For 72 years, Scientific American ran its popular “Amateur Scientist” column, which debuted in 1928. Projects included constructing an electron accelerator, making amino acids, photographing air currents, measuring the metabolic rate of small animals, extracting antibiotics from soil, culturing aquatic insects, tracking satellites, constructing an atom smasher, extracting the growth substances from a cantaloupe, conducting maze experiments with cockroaches, making an electrocardiogram of a water flea, constructing a Foucalt pendulum, and experimenting with geotropism. Who knew you could have so much fun at the kitchen table? (via GOOD Magazine blog)

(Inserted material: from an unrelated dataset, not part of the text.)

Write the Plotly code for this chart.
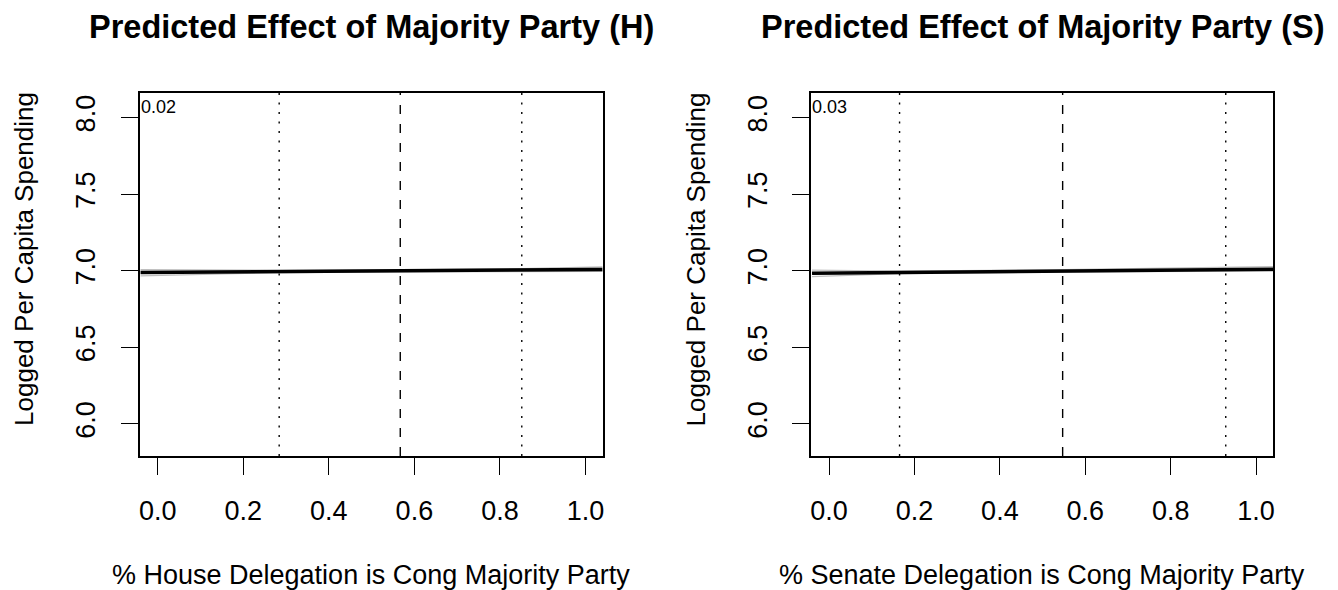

Writing on the always-stellar GOOD magazine blog, Mark Frauenfelder (of the equally stellar Boing Boing) tracks the rise, decline and resurgence of amateur science with the development of the Internet.
His basic premise is that amateur science was alive and kicking up until the Internet began to take off. Then, the folks who would normally be tinkering with test tubes in their basement began tinkering with HTML and Netscape.
However, Frauenfelder maintains, after the Web went mainstream, those tinkerers returned to their chemistry and erector sets and started making things again. This trend, coupled with a robust Internet, gave rise to a whole new tinkerer class that is now fully connected by the Web and has its own journal, MAKE (which Frauenfelder edits), and trade show, Maker Faire.
So why is this important to conservation? Well, the majority of these amateur scientists are working on experiments and gadgets aimed at making our world a better place.
The first Maker Faire included biodiesel processing units, wind-powered generators, networked citizen weather stations, ornithology research systems and other home-rolled inventions aimed at studying or conserving our natural world, Fraunfelder notes.
These amateur scientists comprise a vast ecosystem of energy and ingenuity that should be encouraged and harnessed by the professional science community. They are potentially laying the groundwork for the professionally built products we’ll need to solve the world’s energy crisis, curb climate change and discover and preserve new and endangered species.
It’s time for the science community to open up the lab doors, get better connected to the ‘Net and start using that open-source knowledge platform better known as “the rest of the world.”
In short, it’s time for Scientific American to rekindle the Amateur Scientist column.